→ Data provided
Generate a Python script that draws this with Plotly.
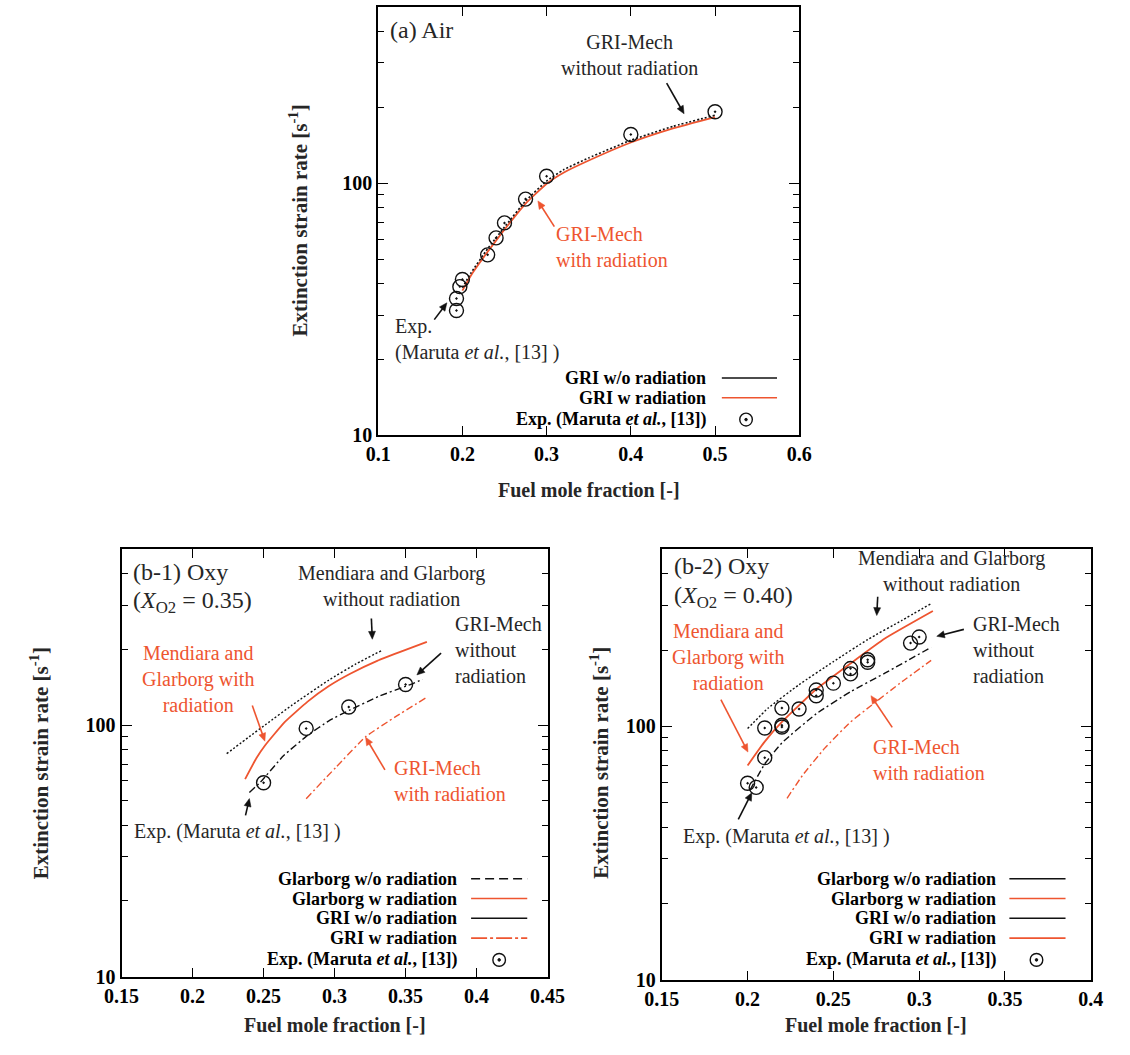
import math
import plotly.graph_objects as go

W, H = 1130, 1055
RED = '#ee5530'
BLK = '#111111'
TXT = '#262626'
SERIF = 'Liberation Serif'

# ---------------- data: panel (a) Air ----------------
a_exp_x = [0.193, 0.193, 0.197, 0.200, 0.230, 0.240, 0.250, 0.275, 0.300, 0.400, 0.500]
a_exp_y = [31.3, 34.9, 38.9, 41.5, 52.0, 60.7, 69.6, 86.5, 106.6, 156.0, 192.0]
a_gri_x = [0.200, 0.210, 0.230, 0.250, 0.275, 0.300, 0.320, 0.350, 0.400, 0.450, 0.500]
a_gri_wo_y = [38.5, 44.0, 55.0, 67.0, 85.0, 102.0, 113.0, 126.0, 148.0, 168.0, 186.0]
a_gri_w_y = [37.5, 43.0, 53.5, 65.5, 83.0, 99.5, 110.0, 123.0, 145.0, 165.0, 183.0]

# ---------------- data: panel (b-1) Oxy X_O2 = 0.35 ----------------
b1_exp_x = [0.250, 0.280, 0.310, 0.350]
b1_exp_y = [59.0, 97.0, 118.0, 145.0]
b1_glar_wo_x = [0.224, 0.240, 0.252, 0.270, 0.296, 0.315, 0.334]
b1_glar_wo_y = [77.0, 90.0, 101.0, 120.0, 151.0, 175.0, 199.0]
b1_glar_w_x = [0.237, 0.245, 0.251, 0.265, 0.281, 0.296, 0.311, 0.330, 0.350, 0.365]
b1_glar_w_y = [61.0, 74.0, 83.0, 103.0, 124.0, 143.0, 160.0, 180.0, 199.0, 214.0]
b1_gri_wo_x = [0.240, 0.248, 0.264, 0.281, 0.296, 0.311, 0.331, 0.352, 0.362]
b1_gri_wo_y = [54.0, 59.5, 75.5, 91.0, 104.0, 115.0, 130.0, 144.0, 152.0]
b1_gri_w_x = [0.280, 0.301, 0.322, 0.343, 0.364]
b1_gri_w_y = [51.0, 68.0, 90.0, 108.0, 128.0]

# ---------------- data: panel (b-2) Oxy X_O2 = 0.40 ----------------
b2_exp_x = [0.200, 0.205, 0.210, 0.210, 0.220, 0.220, 0.220, 0.230, 0.240, 0.240,
            0.250, 0.260, 0.260, 0.270, 0.270, 0.295, 0.300]
b2_exp_y = [59.6, 57.4, 75.2, 98.5, 99.4, 101.0, 118.0, 117.0, 132.0, 139.0,
            148.0, 161.0, 169.0, 179.0, 183.0, 213.0, 225.0]
b2_glar_wo_x = [0.200, 0.212, 0.230, 0.250, 0.270, 0.290, 0.307]
b2_glar_wo_y = [98.0, 118.0, 146.0, 180.0, 220.0, 262.0, 305.0]
b2_glar_w_x = [0.200, 0.210, 0.220, 0.240, 0.260, 0.280, 0.308]
b2_glar_w_y = [70.0, 87.0, 104.0, 140.0, 177.0, 222.0, 285.0]
b2_gri_wo_x = [0.2014, 0.210, 0.220, 0.240, 0.260, 0.280, 0.307]
b2_gri_wo_y = [56.0, 71.0, 86.0, 112.0, 137.0, 162.0, 205.0]
b2_gri_w_x = [0.223, 0.232, 0.245, 0.260, 0.2715, 0.290, 0.307]
b2_gri_w_y = [52.0, 64.0, 82.0, 104.0, 120.0, 150.0, 182.0]

# tick labels
a_xticks = [0.1, 0.2, 0.3, 0.4, 0.5, 0.6]
a_xticktext = ['0.1', '0.2', '0.3', '0.4', '0.5', '0.6']
b1_xticks = [0.15, 0.2, 0.25, 0.3, 0.35, 0.4, 0.45]
b1_xticktext = ['0.15', '0.2', '0.25', '0.3', '0.35', '0.4', '0.45']
b2_xticks = [0.15, 0.2, 0.25, 0.3, 0.35, 0.4]
b2_xticktext = ['0.15', '0.2', '0.25', '0.3', '0.35', '0.4']
y_major = [10, 100]
y_major_text = ['10', '100']
y_minor = [20, 30, 40, 50, 60, 70, 80, 90, 200, 300, 400]

# ---------------- layout geometry (pixels) ----------------
PANELS = {
    'a': (372, 807, 7, 440),
    'b1': (107, 547, 555, 987),
    'b2': (665, 1108, 555, 990),
}


def px(x):
    return x / W


def py(y):
    return 1 - y / H


fig = go.Figure()


def add_line(x, y, ax, color, dash, width=1.6):
    fig.add_trace(go.Scatter(
        x=x, y=y, xaxis='x' + ax, yaxis='y' + ax, mode='lines',
        line=dict(color=color, dash=dash, width=width, shape='spline', smoothing=0.4),
        showlegend=False, hoverinfo='skip'))


def add_exp(x, y, ax):
    fig.add_trace(go.Scatter(
        x=x, y=y, xaxis='x' + ax, yaxis='y' + ax, mode='markers',
        marker=dict(symbol='circle-open-dot', size=14, color=BLK, line=dict(width=1.4, color=BLK)),
        showlegend=False, hoverinfo='skip'))


DOT = '2px,2px'
DASHDOT = '7px,3px,2px,3px'

# panel a
add_line(a_gri_x, a_gri_w_y, '', RED, 'solid', 1.8)
add_line(a_gri_x, a_gri_wo_y, '', BLK, DOT, 1.6)
add_exp(a_exp_x, a_exp_y, '')

# panel b1
add_line(b1_glar_wo_x, b1_glar_wo_y, '2', BLK, DOT, 1.4)
add_line(b1_glar_w_x, b1_glar_w_y, '2', RED, 'solid', 1.8)
add_line(b1_gri_wo_x, b1_gri_wo_y, '2', BLK, DASHDOT, 1.4)
add_line(b1_gri_w_x, b1_gri_w_y, '2', RED, DASHDOT, 1.4)
add_exp(b1_exp_x, b1_exp_y, '2')

# panel b2
add_line(b2_glar_wo_x, b2_glar_wo_y, '3', BLK, DOT, 1.4)
add_line(b2_glar_w_x, b2_glar_w_y, '3', RED, 'solid', 1.8)
add_line(b2_gri_wo_x, b2_gri_wo_y, '3', BLK, DASHDOT, 1.4)
add_line(b2_gri_w_x, b2_gri_w_y, '3', RED, DASHDOT, 1.4)
add_exp(b2_exp_x, b2_exp_y, '3')

TICKFONT = dict(family=SERIF, size=20, color='black', weight='bold')


def xaxis(panel, rng, vals, text, anchor):
    x0, x1, y0, y1 = PANELS[panel]
    return dict(domain=[px(x0), px(x1)], range=rng, tickvals=vals, ticktext=text,
                ticks='inside', ticklen=9, tickwidth=1.4, tickcolor='black',
                showline=True, linewidth=2, linecolor='black', mirror='ticks',
                showgrid=False, zeroline=False, anchor=anchor, tickfont=TICKFONT,
                fixedrange=True)


def yaxis(panel, anchor):
    x0, x1, y0, y1 = PANELS[panel]
    return dict(domain=[py(y1), py(y0)], type='log', range=[1, math.log10(500)],
                tickvals=y_major, ticktext=y_major_text,
                ticks='inside', ticklen=10, tickwidth=1.4, tickcolor='black',
                minor=dict(tickvals=y_minor, ticks='inside', ticklen=6, tickwidth=1.2, tickcolor='black'),
                showline=True, linewidth=2, linecolor='black', mirror='ticks',
                showgrid=False, zeroline=False, anchor=anchor, tickfont=TICKFONT,
                fixedrange=True)


annotations = []
shapes = []
ANN = 20  # annotation font size
LEG = 18  # legend font size


def text(x, y, s, size=ANN, color=TXT, xanchor='left', align='left', angle=0, bold=False):
    annotations.append(dict(x=px(x), y=py(y), xref='paper', yref='paper', text=s,
                            showarrow=False, xanchor=xanchor, yanchor='middle', align=align,
                            textangle=angle,
                            font=dict(family=SERIF, size=size, color=color,
                                      weight='bold' if bold else 'normal')))


def arrow(tail, tip, color=BLK):
    # shaft
    tx, ty = tail
    hx, hy = tip
    L = math.hypot(hx - tx, hy - ty)
    dx, dy = (hx - tx) / L, (hy - ty) / L
    hl, hw = 8.0, 3.6
    bx, by = hx - dx * hl, hy - dy * hl
    shapes.append(dict(type='line', xref='paper', yref='paper',
                       x0=px(tx), y0=py(ty), x1=px(bx + dx * 1.5), y1=py(by + dy * 1.5),
                       line=dict(color=color, width=1.6)))
    nx, ny = -dy, dx
    p1 = (bx + nx * hw, by + ny * hw)
    p2 = (bx - nx * hw, by - ny * hw)
    path = 'M {:.5f} {:.5f} L {:.5f} {:.5f} L {:.5f} {:.5f} Z'.format(
        px(hx), py(hy), px(p1[0]), py(p1[1]), px(p2[0]), py(p2[1]))
    shapes.append(dict(type='path', xref='paper', yref='paper', path=path,
                       fillcolor=color, line=dict(color=color, width=0.5)))


def legend_line(x0, x1, y, color, dash='solid', width=1.6):
    shapes.append(dict(type='line', xref='paper', yref='paper', x0=px(x0), x1=px(x1),
                       y0=py(y), y1=py(y), line=dict(color=color, width=width, dash=dash)))


def legend_marker(cx, cy):
    r = 6.5
    shapes.append(dict(type='circle', xref='paper', yref='paper', x0=px(cx - r), x1=px(cx + r),
                       y0=py(cy + r), y1=py(cy - r), line=dict(color=BLK, width=1.4)))
    r2 = 1.3
    shapes.append(dict(type='circle', xref='paper', yref='paper', x0=px(cx - r2), x1=px(cx + r2),
                       y0=py(cy + r2), y1=py(cy - r2), line=dict(color=BLK, width=1), fillcolor=BLK))


YT = 'Extinction strain rate [s<sup>-1</sup>]'
XT = 'Fuel mole fraction [-]'
EXP_LEG = 'Exp. (Maruta <i>et al.</i>, [13])'

# ---- panel a texts ----
text(382, 30, '(a) Air', size=24)
text(632, 56, 'GRI-Mech<br>without radiation', xanchor='center', align='center')
arrow((670, 84), (688, 115))
text(554, 250, 'GRI-Mech<br>with radiation', color=RED)
arrow((554, 229), (537, 203), RED)
text(387, 343, 'Exp.<br>(Maruta <i>et al.</i>, [13] )')
arrow((430, 323), (443, 306))
text(290, 223, YT, size=21, xanchor='center', align='center', angle=-90, bold=True)
text(590, 495, XT, size=20, xanchor='center', align='center', bold=True)
for yy, lab in zip([382, 402, 424], ['GRI w/o radiation', 'GRI w radiation', EXP_LEG]):
    text(713, yy, lab, size=LEG, color='black', xanchor='right', align='right', bold=True)
legend_line(727, 784, 382, BLK)
legend_line(727, 784, 402, RED)
legend_marker(752, 424)

# ---- panel b1 texts ----
text(117, 578, '(b-1) Oxy', size=24)
text(117, 608, '(<i>X</i><sub>O2</sub> = 0.35)', size=24)
text(386, 592, 'Mendiara and Glarborg<br>without radiation', xanchor='center', align='center')
arrow((365, 625), (366, 646))
text(449, 657, 'GRI-Mech<br>without<br>radiation')
arrow((437, 660), (412, 682))
text(186, 686, 'Mendiara and<br>Glarborg with<br>radiation', color=RED, xanchor='center', align='center')
arrow((242, 713), (255, 749), RED)
text(386, 789, 'GRI-Mech<br>with radiation', color=RED)
arrow((379, 778), (359, 745), RED)
text(118, 840, 'Exp. (Maruta <i>et al.</i>, [13] )')
arrow((235, 824), (239, 807))
text(23, 771, YT, size=21, xanchor='center', align='center', angle=-90, bold=True)
text(327, 1036, XT, size=20, xanchor='center', align='center', bold=True)
b_rows = [888, 908, 928, 948, 970]
b_labels = ['Glarborg w/o radiation', 'Glarborg w radiation', 'GRI w/o radiation',
            'GRI w radiation', EXP_LEG]
for yy, lab in zip(b_rows, b_labels):
    text(455, yy, lab, size=LEG, color='black', xanchor='right', align='right', bold=True)
legend_line(468, 526, b_rows[0], BLK, '9px,5px')
legend_line(468, 526, b_rows[1], RED)
legend_line(468, 526, b_rows[2], BLK)
legend_line(468, 526, b_rows[3], RED, '16px,3px,3px,3px')
legend_marker(497, b_rows[4])

# ---- panel b2 texts ----
text(676, 572, '(b-2) Oxy', size=24)
text(676, 603, '(<i>X</i><sub>O2</sub> = 0.40)', size=24)
text(964, 577, 'Mendiara and Glarborg<br>without radiation', xanchor='center', align='center')
arrow((888, 603), (887, 622))
text(984, 657, 'GRI-Mech<br>without<br>radiation')
arrow((977, 636), (949, 643))
text(733, 664, 'Mendiara and<br>Glarborg with<br>radiation', color=RED, xanchor='center', align='center')
arrow((726, 707), (754, 760), RED)
text(881, 768, 'GRI-Mech<br>with radiation', color=RED)
arrow((903, 735), (881, 703), RED)
text(685, 845, 'Exp. (Maruta <i>et al.</i>, [13] )')
arrow((744, 828), (758, 801))
text(601, 771, YT, size=21, xanchor='center', align='center', angle=-90, bold=True)
text(886, 1036, XT, size=20, xanchor='center', align='center', bold=True)
for yy, lab in zip(b_rows, b_labels):
    text(1012, yy, lab, size=LEG, color='black', xanchor='right', align='right', bold=True)
legend_line(1024, 1082, b_rows[0], BLK)
legend_line(1024, 1082, b_rows[1], RED)
legend_line(1024, 1082, b_rows[2], BLK)
legend_line(1024, 1082, b_rows[3], RED)
legend_marker(1052, b_rows[4])

fig.update_layout(
    width=W, height=H, margin=dict(l=0, r=0, t=0, b=0),
    paper_bgcolor='white', plot_bgcolor='white', showlegend=False,
    xaxis=xaxis('a', [0.1, 0.6], a_xticks, a_xticktext, 'y'),
    yaxis=yaxis('a', 'x'),
    xaxis2=xaxis('b1', [0.15, 0.45], b1_xticks, b1_xticktext, 'y2'),
    yaxis2=yaxis('b1', 'x2'),
    xaxis3=xaxis('b2', [0.15, 0.4], b2_xticks, b2_xticktext, 'y3'),
    yaxis3=yaxis('b2', 'x3'),
    annotations=annotations, shapes=shapes,
)

fig.write_html('out.html', config={'displayModeBar': False},
               post_script="document.body.style.margin='0px';")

→ Given exercise
Reproduce only the lines from the beginning of the data through the line that contains "SERIF = 'Liberation Serif'", both included, and please drop the pictures.

→ The reply
Generate a Python script that draws this with Plotly.
import math
import plotly.graph_objects as go

W, H = 1130, 1055
RED = '#ee5530'
BLK = '#111111'
TXT = '#262626'
SERIF = 'Liberation Serif'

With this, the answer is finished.